The home page had to be really eye-catching, simple and to-the point.  It also needed to include two separate forms for competitions – one for teachers and another for children and their parents.  Unfortunately from a design point of view these two requirements completely oppose one another!

To assist, we injected a bit of Javascript love via our favourite library, jQuery.  Both web forms are hidden until the user selects which competition they wish to enter, then the relevant form fades in to view.  Once the user submits either form, the data is checked using jQuery based field validation before the forms are both hidden again and three call to action buttons appear to get access to the rest of the site.

From a slightly more technical point of view, we’ve implemented the jQuery Ajax .load() method to pass the validated data from the forms to a mailing script which emails the entrants details directly to Vector.

The game

The Pièce de résistance – and certainly the most dev fun I’ve had in a long time – is the Dress Safe T. Rex in his safety gear game.  This is not the first time we’ve used  jQueryUI to assist with a website GUI, but it’s certainly the most obvious and outside-of-the-square implementation we’ve ever done!

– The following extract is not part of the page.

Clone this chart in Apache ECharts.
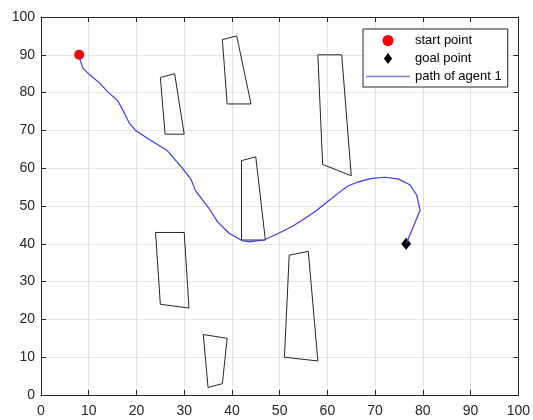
<!DOCTYPE html>
<html>
<head>
<meta charset="utf-8">
<script src="https://cdn.jsdelivr.net/npm/echarts@6/dist/echarts.min.js"></script>
<style>
  html, body { margin: 0; padding: 0; background: #fff; }
  #main { width: 533px; height: 420px; }
</style>
</head>
<body>
<div id="main"></div>
<script>
var chartDom = document.getElementById('main');
var myChart = echarts.init(chartDom);
var option;

// axis ticks
var xTicks = [0, 100, 10];
var yTicks = [0, 100, 10];

// start / goal
var startPoint = [[8, 90]];
var goalPoint = [[76.5, 40]];

// path of agent 1
var agentPath = [
  [8, 90], [8.2, 88.6], [8.8, 86.4], [10.2, 84.7], [12.3, 82.5], [14, 80.2],
  [16.1, 77.8], [17.5, 74.5], [18.5, 71.9], [19.9, 69.9], [22.7, 67.6],
  [26.5, 64.6], [29.6, 60], [31.4, 57.1], [32.4, 54], [35.2, 49.4],
  [37, 45.8], [39.4, 42.8], [42.2, 40.8], [43.6, 40.5], [46.7, 41],
  [49.8, 42.8], [52.6, 44.6], [55, 46.5], [57.5, 48.6], [60, 51.1],
  [62.5, 53.6], [64.3, 55.3], [66.5, 56.4], [69.3, 57.3], [72.1, 57.6],
  [74.9, 57.1], [77.3, 55.6], [78.7, 52.9], [79.4, 48.9], [78, 44.5],
  [76.5, 40]
];

// obstacles (polygon corners)
var obsA = [[25, 84], [28, 85], [30, 69], [26, 69]];
var obsB = [[38, 94], [41, 95], [44, 77], [39, 77]];
var obsC = [[58, 90], [63, 90], [65, 58], [59, 61]];
var obsD = [[42, 62], [45, 63], [47, 41], [42, 41]];
var obsE = [[24, 43], [30, 43], [31, 23], [25, 24]];
var obsF = [[34, 16], [39, 15], [38, 3], [35, 2]];
var obsG = [[52, 37], [56, 38], [58, 9], [51, 10]];
var obstacles = [obsA, obsB, obsC, obsD, obsE, obsF, obsG];

var axisColor = '#262626';
var pathColor = '#3a3ae8';
var font = 'Liberation Sans, Arial, sans-serif';

function boxAxis(pos, showLabel, lim) {
  return {
    type: 'value',
    position: pos,
    min: lim[0],
    max: lim[1],
    interval: lim[2],
    axisLine: { show: true, onZero: false, lineStyle: { color: axisColor, width: 1 } },
    axisTick: { show: true, inside: true, length: 5, lineStyle: { color: axisColor } },
    axisLabel: {
      show: showLabel,
      color: axisColor,
      fontSize: 14,
      fontFamily: font,
      margin: (pos === 'bottom') ? 9 : 6
    },
    splitLine: { show: showLabel, lineStyle: { color: '#e3e3e3', width: 1 } }
  };
}

var series = obstacles.map(function (pts, i) {
  return {
    name: 'obstacle ' + (i + 1),
    type: 'line',
    data: pts.concat([pts[0]]),
    symbol: 'none',
    silent: true,
    lineStyle: { color: axisColor, width: 1 }
  };
});

series.push({
  name: 'path of agent 1',
  type: 'line',
  data: agentPath,
  symbol: 'none',
  lineStyle: { color: pathColor, width: 1.2 },
  itemStyle: { color: pathColor }
});
series.push({
  name: 'start point',
  type: 'scatter',
  data: startPoint,
  symbol: 'circle',
  symbolSize: 10,
  itemStyle: { color: '#ff0000', opacity: 1 }
});
series.push({
  name: 'goal point',
  type: 'scatter',
  data: goalPoint,
  symbol: 'diamond',
  symbolSize: [10, 12],
  itemStyle: { color: '#000000', opacity: 1 }
});

option = {
  animation: false,
  backgroundColor: '#ffffff',
  grid: { left: 41, right: 13, top: 17, bottom: 25 },
  xAxis: [boxAxis('bottom', true, xTicks), boxAxis('top', false, xTicks)],
  yAxis: [boxAxis('left', true, yTicks), boxAxis('right', false, yTicks)],
  legend: {
    data: [
      { name: 'start point', icon: 'circle' },
      { name: 'goal point', icon: 'path://M4.5,0 L9,6 L4.5,12 L0,6 Z' },
      { name: 'path of agent 1', icon: 'path://M0,0 L44,0 L44,1.3 L0,1.3 Z', itemStyle: { color: '#7d7de6' } }
    ],
    orient: 'vertical',
    left: 363,
    top: 29,
    padding: [4, 6, 3, 3],
    itemWidth: 44,
    itemHeight: 11,
    itemGap: 3,
    symbolKeepAspect: true,
    borderColor: axisColor,
    borderWidth: 1,
    backgroundColor: '#ffffff',
    textStyle: { color: '#000', fontSize: 13, lineHeight: 15, fontFamily: font }
  },
  series: series
};

option && myChart.setOption(option);
</script>
</body>
</html>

We’ve used jQueryUI elements called draggables and droppables that allow elements of clothing to be dragged and locked into place on a dress-up dino.  As each correct item of clothing is placed on the character, a score card reflects the current correct number of items he’s wearing.  Should one of the more fun (ergo less safe) items be dropped on the dino, a nag message fades in for a few seconds, courtesy once again of jQuery.  Those users paying attention will also the notice the Safety Tips at the bottom of the page change for each successive correct placement.

Once Safe T. Rex is dressed and “Safe from the dangers of electricity”, the user is presented with a form to enter the draw to win a double pass to the show.  This form created it’s own set of issues from a CSS point of view. In an effort to keep pushing the boundaries, the fields use alpha transparency utilising CSS3 based RGBA background colour declaration. Due to a known issue, our flat fallback background colour was ignored by IE7, meaning the fields turned white… with white text.  It took quite some time (and a few screenshots from the client) to see where the issue was.  Submitting the form fires off another jQuery .load() action which writes the data to a CSV file for later use.

Result

This jQuery intensive site has enabled us to provide all of the functionality required by the client and to make it fun for children (at least according to our test users, the Miller and Faulknor-Murrell children).  Perhaps more critical from a development point of view, it’s allowed us to keep to the four original pages without having to worry about generating potentially out-of-context  success landing pages.

It’s certainly been a really fun project to work on.  Any opportunity I get to flex my interactive UI-building muscles is good by me, and I’m certainly looking forward to more development and creative challenges for Mogul in the future.